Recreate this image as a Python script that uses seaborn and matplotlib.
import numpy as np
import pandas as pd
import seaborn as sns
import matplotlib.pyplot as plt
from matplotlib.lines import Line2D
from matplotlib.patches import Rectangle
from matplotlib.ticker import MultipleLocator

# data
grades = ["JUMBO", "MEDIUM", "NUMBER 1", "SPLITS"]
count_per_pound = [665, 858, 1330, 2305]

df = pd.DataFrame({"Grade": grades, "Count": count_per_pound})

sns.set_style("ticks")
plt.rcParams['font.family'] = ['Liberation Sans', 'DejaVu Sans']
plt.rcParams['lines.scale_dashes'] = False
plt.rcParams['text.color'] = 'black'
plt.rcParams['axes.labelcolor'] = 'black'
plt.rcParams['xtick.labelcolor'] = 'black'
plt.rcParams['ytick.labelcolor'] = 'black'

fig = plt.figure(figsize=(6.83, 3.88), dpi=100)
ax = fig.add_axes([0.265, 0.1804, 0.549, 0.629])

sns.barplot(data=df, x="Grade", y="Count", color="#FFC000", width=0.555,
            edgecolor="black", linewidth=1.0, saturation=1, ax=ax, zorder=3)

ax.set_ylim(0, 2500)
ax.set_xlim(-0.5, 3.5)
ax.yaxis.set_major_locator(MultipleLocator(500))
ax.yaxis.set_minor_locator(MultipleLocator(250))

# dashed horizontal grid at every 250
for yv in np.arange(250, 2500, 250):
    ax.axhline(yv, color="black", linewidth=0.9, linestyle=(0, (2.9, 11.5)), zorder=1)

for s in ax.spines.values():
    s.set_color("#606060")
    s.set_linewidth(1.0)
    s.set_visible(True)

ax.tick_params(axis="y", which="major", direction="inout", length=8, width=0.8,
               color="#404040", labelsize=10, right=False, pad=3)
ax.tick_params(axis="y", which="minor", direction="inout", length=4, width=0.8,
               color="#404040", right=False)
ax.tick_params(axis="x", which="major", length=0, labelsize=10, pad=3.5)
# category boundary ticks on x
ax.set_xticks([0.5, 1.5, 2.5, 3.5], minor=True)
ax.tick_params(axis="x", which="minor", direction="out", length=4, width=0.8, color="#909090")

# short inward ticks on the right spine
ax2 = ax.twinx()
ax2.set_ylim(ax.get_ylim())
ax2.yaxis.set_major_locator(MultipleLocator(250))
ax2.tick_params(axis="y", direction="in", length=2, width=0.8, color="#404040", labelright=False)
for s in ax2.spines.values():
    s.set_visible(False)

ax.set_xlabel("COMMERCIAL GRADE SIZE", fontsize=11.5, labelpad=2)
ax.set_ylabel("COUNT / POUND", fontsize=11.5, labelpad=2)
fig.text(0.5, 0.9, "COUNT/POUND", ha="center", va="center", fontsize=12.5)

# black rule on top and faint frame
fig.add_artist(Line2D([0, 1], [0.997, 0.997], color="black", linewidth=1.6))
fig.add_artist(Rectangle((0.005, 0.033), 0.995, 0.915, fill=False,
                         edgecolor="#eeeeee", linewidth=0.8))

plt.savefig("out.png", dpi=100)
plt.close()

※ ※ ※

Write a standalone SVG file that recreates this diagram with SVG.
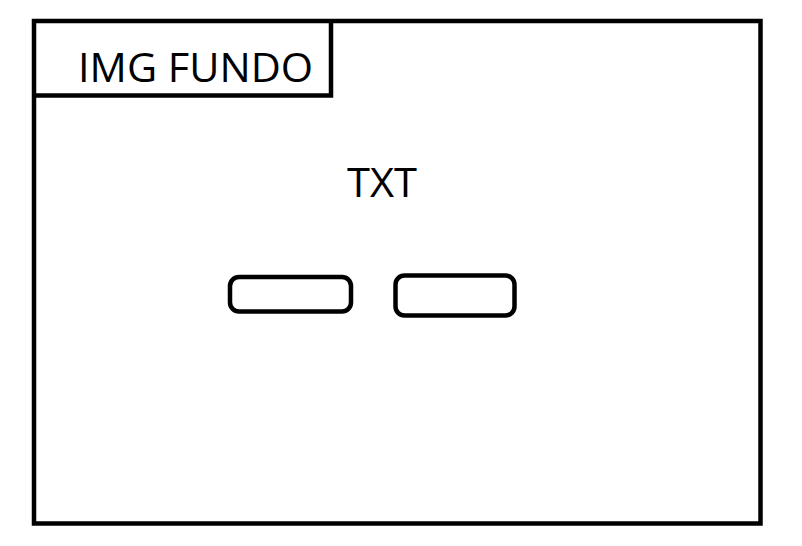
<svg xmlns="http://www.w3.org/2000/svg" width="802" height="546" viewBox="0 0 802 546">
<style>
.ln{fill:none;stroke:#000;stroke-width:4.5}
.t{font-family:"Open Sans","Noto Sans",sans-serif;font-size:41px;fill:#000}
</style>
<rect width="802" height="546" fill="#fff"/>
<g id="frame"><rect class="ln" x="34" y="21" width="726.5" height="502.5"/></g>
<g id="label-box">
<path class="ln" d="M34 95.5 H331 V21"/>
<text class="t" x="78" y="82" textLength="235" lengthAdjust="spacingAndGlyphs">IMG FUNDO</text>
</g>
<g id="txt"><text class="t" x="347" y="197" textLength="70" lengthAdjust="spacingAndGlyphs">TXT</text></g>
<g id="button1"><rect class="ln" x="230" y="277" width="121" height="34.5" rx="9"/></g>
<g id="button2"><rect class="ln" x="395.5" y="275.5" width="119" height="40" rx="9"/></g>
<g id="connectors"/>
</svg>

※ ※ ※

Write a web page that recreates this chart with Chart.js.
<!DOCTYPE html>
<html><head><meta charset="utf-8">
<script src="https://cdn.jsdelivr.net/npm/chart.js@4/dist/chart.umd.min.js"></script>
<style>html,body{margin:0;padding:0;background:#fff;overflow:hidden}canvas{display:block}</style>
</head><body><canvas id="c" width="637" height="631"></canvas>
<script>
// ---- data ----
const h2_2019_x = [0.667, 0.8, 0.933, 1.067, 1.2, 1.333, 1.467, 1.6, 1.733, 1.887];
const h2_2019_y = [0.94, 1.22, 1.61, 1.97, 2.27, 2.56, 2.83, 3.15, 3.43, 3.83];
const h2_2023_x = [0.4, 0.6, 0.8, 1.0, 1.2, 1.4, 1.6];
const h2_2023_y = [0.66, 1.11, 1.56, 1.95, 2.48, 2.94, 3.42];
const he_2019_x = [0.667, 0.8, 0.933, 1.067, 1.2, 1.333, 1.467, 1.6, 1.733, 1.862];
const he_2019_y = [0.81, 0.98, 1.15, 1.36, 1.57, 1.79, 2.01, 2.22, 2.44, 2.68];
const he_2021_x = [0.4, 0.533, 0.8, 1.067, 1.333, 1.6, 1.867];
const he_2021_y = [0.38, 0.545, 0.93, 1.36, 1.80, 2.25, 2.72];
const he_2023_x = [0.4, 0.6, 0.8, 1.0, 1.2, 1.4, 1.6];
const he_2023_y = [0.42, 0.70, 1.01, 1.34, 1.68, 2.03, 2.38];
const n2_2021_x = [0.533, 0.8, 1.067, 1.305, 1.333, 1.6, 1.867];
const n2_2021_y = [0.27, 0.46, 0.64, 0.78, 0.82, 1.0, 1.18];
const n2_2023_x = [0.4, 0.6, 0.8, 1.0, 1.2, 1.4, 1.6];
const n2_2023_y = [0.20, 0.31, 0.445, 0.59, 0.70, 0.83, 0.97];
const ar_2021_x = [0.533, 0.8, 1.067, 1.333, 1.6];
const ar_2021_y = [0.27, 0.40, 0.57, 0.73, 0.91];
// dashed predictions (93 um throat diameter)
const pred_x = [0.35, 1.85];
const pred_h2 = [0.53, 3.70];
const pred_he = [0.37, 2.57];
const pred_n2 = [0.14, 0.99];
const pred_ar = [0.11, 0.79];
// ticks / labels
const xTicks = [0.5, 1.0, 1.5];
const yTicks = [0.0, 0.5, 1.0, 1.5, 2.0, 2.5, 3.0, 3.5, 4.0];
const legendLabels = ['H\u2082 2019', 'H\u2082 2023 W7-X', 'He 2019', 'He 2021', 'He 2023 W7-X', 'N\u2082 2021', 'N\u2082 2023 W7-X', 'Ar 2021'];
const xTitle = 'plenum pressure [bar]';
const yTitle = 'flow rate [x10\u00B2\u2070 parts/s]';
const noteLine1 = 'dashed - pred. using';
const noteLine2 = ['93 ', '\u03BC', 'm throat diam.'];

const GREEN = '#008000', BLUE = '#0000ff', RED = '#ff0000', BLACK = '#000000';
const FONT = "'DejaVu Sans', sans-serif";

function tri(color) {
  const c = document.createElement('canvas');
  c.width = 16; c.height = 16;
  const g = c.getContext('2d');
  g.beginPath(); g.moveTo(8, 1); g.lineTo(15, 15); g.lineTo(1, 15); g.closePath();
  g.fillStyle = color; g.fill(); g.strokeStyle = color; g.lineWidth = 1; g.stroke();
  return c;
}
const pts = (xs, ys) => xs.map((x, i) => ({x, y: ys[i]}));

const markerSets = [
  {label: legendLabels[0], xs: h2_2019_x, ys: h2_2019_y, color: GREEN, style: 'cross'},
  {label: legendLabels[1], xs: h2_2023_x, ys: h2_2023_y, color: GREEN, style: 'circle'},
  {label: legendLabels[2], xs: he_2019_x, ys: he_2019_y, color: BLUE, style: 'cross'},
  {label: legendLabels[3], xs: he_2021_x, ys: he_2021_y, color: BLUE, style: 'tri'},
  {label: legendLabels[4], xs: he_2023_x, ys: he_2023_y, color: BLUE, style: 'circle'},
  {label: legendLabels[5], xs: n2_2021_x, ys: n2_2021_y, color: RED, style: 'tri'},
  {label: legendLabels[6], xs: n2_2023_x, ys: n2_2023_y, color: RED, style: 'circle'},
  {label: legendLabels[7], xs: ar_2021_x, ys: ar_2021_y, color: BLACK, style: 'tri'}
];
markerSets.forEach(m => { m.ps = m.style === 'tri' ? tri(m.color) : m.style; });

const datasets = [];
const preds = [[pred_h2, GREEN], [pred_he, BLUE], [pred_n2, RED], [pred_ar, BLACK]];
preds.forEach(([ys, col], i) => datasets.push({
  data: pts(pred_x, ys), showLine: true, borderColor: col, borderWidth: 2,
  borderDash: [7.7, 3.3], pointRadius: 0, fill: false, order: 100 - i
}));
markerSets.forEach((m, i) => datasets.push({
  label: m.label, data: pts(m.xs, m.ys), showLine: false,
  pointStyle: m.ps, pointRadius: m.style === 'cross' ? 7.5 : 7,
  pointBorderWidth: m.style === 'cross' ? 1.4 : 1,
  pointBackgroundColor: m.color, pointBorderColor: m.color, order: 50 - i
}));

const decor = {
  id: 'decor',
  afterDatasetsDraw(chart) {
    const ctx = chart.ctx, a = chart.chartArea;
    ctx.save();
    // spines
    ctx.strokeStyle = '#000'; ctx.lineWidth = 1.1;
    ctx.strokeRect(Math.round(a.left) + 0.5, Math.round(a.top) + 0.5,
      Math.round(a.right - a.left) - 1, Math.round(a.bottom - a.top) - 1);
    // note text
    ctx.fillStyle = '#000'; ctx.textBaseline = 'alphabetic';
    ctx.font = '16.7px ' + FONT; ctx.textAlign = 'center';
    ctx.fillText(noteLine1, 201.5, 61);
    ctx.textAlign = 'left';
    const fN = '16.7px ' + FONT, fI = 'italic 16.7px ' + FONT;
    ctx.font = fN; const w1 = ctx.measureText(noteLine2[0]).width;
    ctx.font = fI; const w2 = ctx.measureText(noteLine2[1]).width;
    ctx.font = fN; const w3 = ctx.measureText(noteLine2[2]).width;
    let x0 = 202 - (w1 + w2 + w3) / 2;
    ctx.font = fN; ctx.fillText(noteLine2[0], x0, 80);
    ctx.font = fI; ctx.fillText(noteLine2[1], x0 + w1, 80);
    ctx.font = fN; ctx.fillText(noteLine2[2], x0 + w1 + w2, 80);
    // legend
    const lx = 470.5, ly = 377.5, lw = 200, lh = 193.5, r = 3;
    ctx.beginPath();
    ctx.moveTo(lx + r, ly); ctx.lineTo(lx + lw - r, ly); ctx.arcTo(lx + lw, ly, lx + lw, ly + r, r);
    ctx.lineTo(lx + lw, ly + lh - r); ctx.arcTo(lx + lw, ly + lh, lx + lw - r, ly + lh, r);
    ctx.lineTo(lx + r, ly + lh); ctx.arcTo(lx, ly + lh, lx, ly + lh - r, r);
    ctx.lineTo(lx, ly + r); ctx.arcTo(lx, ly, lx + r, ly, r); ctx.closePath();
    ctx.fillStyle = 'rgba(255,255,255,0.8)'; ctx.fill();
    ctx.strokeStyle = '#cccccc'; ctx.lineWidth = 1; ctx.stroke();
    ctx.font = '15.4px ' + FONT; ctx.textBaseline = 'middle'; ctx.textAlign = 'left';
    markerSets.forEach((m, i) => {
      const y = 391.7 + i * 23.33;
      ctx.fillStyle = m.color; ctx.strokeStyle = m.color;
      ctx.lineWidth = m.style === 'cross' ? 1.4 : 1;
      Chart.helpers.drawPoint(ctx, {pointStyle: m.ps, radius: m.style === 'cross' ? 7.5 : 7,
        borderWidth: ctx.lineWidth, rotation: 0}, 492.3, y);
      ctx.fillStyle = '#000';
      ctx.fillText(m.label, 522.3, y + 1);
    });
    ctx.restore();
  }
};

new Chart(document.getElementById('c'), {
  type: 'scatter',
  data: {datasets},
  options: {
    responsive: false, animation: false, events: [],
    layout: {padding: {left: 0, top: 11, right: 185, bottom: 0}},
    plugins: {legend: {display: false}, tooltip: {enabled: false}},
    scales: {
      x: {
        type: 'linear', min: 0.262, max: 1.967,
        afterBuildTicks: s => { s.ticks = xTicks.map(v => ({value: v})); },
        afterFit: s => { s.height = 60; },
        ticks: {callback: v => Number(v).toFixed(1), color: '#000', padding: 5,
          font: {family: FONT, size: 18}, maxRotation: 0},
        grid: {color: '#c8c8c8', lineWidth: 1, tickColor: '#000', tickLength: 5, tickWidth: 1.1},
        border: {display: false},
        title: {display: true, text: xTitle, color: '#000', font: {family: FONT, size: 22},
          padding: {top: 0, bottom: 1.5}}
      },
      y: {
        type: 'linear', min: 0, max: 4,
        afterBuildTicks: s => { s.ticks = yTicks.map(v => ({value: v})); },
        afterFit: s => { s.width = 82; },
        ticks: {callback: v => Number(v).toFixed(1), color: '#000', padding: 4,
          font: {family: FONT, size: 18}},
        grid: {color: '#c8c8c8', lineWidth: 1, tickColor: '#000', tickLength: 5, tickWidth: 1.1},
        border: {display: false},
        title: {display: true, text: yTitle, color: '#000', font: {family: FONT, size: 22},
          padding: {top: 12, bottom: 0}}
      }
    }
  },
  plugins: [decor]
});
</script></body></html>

※ ※ ※

AIM
Using the entries above, repeat only the lines from the one containing "Recreate this image" through the one containing "count_per_pound = [665, 858, 1330, 2305]", end lines included.

THE RESULT
Recreate this image as a Python script that uses seaborn and matplotlib.
import numpy as np
import pandas as pd
import seaborn as sns
import matplotlib.pyplot as plt
from matplotlib.lines import Line2D
from matplotlib.patches import Rectangle
from matplotlib.ticker import MultipleLocator

# data
grades = ["JUMBO", "MEDIUM", "NUMBER 1", "SPLITS"]
count_per_pound = [665, 858, 1330, 2305]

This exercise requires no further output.